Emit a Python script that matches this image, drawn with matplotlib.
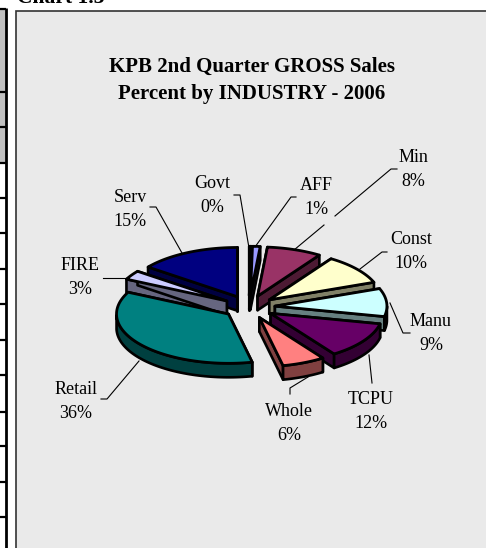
import numpy as np
import matplotlib
matplotlib.use("Agg")
import matplotlib.pyplot as plt
from matplotlib.patches import Polygon, Rectangle

# Slices, clockwise from 12 o'clock
industries = ["Govt", "AFF", "Min", "Const", "Manu", "TCPU", "Whole", "Retail", "FIRE", "Serv"]
shares = [0.3, 1.1, 7.9, 9.9, 9.2, 12.0, 6.2, 35.7, 3.0, 14.7]
percent_labels = ["0%", "1%", "8%", "10%", "9%", "12%", "6%", "36%", "3%", "15%"]
colors = ["#000000", "#9999FF", "#993366", "#FFFFCC", "#CCFFFF",
          "#660066", "#FF8080", "#008080", "#CCCCFF", "#000080"]

title_lines = ["KPB 2nd Quarter GROSS Sales", "Percent by INDUSTRY - 2006"]

# Pie shape in pixels
cx, cy = 249, 307
radius = 112
squash = 0.44
explode = 26
depth = 14

# label centre and leader line for each slice
label_pos = {
    "Govt": (212, 184), "AFF": (316, 185), "Min": (413, 157), "Const": (411, 240),
    "Manu": (431, 322), "TCPU": (371, 399), "Whole": (289, 412), "Retail": (76, 389),
    "FIRE": (80, 265), "Serv": (130, 198),
}
leaders = [
    [(234, 195), (240, 195), (249, 248)],
    [(296, 197), (291, 197), (255, 247)],
    [(397, 169), (391, 169), (335, 216)],
    [(324, 225), (294, 250)],
    [(387, 252), (382, 252), (360, 269)],
    [(410, 333), (403, 333), (390, 303)],
    [(372, 383), (369, 355)],
    [(290, 394), (290, 388), (308, 377)],
    [(101, 399), (107, 399), (139, 361)],
    [(103, 278), (127, 278)],
    [(150, 207), (156, 207), (182, 253)],
]

# left table row lines cut off by the crop
row_lines = [9, 92, 127, 163, 198, 233, 269, 304, 340, 375, 412, 446, 482, 517]

plt.rcParams["font.family"] = "Liberation Serif"

fig = plt.figure(figsize=(4.86, 5.48), dpi=100)
ax = fig.add_axes([0, 0, 1, 1])
ax.set_xlim(0, 486)
ax.set_ylim(548, 0)
ax.axis("off")

# Table fragment on the left
ax.add_patch(Rectangle((0, 9), 6, 154, facecolor="#C0C0C0", edgecolor="none"))
for y in row_lines:
    ax.plot([0, 6], [y, y], color="black", lw=1.6, solid_capstyle="butt")
ax.plot([6.3, 6.3], [8, 548], color="black", lw=2.0, solid_capstyle="butt")

# Chart area
ax.add_patch(Rectangle((16, 11), 480, 560, facecolor="#EAEAEA", edgecolor="#333333", lw=1.2))
ax.text(17, 3, "Chart 1.3", fontsize=15.5, fontweight="bold", ha="left", va="baseline", clip_on=True)

for line, y in zip(title_lines, [65, 93]):
    ax.text(252, y + 1.5, line, fontsize=15, fontweight="bold", ha="center", va="center")

# Slice angles
fractions = np.array(shares) / sum(shares)
ends = np.cumsum(fractions) * 2 * np.pi
starts = ends - fractions * 2 * np.pi
mids = (starts + ends) / 2


def rim(theta, ox, oy):
    return np.column_stack([ox + radius * np.sin(theta), oy - radius * squash * np.cos(theta)])


# Back slices first
for i in np.argsort(-np.cos(mids)):
    ox = cx + explode * np.sin(mids[i])
    oy = cy - explode * squash * np.cos(mids[i])
    theta = np.linspace(starts[i], ends[i], 80)
    arc = rim(theta, ox, oy)
    apex = np.array([[ox, oy]])
    down = np.array([0, depth])
    rgb = np.array(matplotlib.colors.to_rgb(colors[i]))
    dark = rgb * 0.5

    # cut faces
    for edge in [arc[0], arc[-1]]:
        quad = np.vstack([apex, [edge], [edge + down], apex + down])
        ax.add_patch(Polygon(quad, closed=True, facecolor=dark, edgecolor="black", lw=1.9, joinstyle="round"))

    # outer wall, only the part facing us
    front = arc[np.cos(theta) < 0]
    if len(front) > 1:
        wall = np.vstack([front, (front + down)[::-1]])
        ax.add_patch(Polygon(wall, closed=True, facecolor=dark, edgecolor="black", lw=1.9, joinstyle="round"))

    # top face
    top = np.vstack([apex, arc])
    ax.add_patch(Polygon(top, closed=True, facecolor=rgb, edgecolor="black", lw=2.0, joinstyle="round"))

# Leader lines
for pts in leaders:
    xs, ys = zip(*pts)
    ax.plot(xs, ys, color="black", lw=0.8)

# Labels
for name, pct in zip(industries, percent_labels):
    x, y = label_pos[name]
    ax.text(x, y, name, fontsize=13, ha="center", va="center")
    ax.text(x, y + 24, pct, fontsize=13, ha="center", va="center")

fig.savefig("out.png", dpi=100)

★ ★ ★ ★ ★

To do:
Give only a number: how many lines of the data hold the string "matplotlib"?

Written solution:
6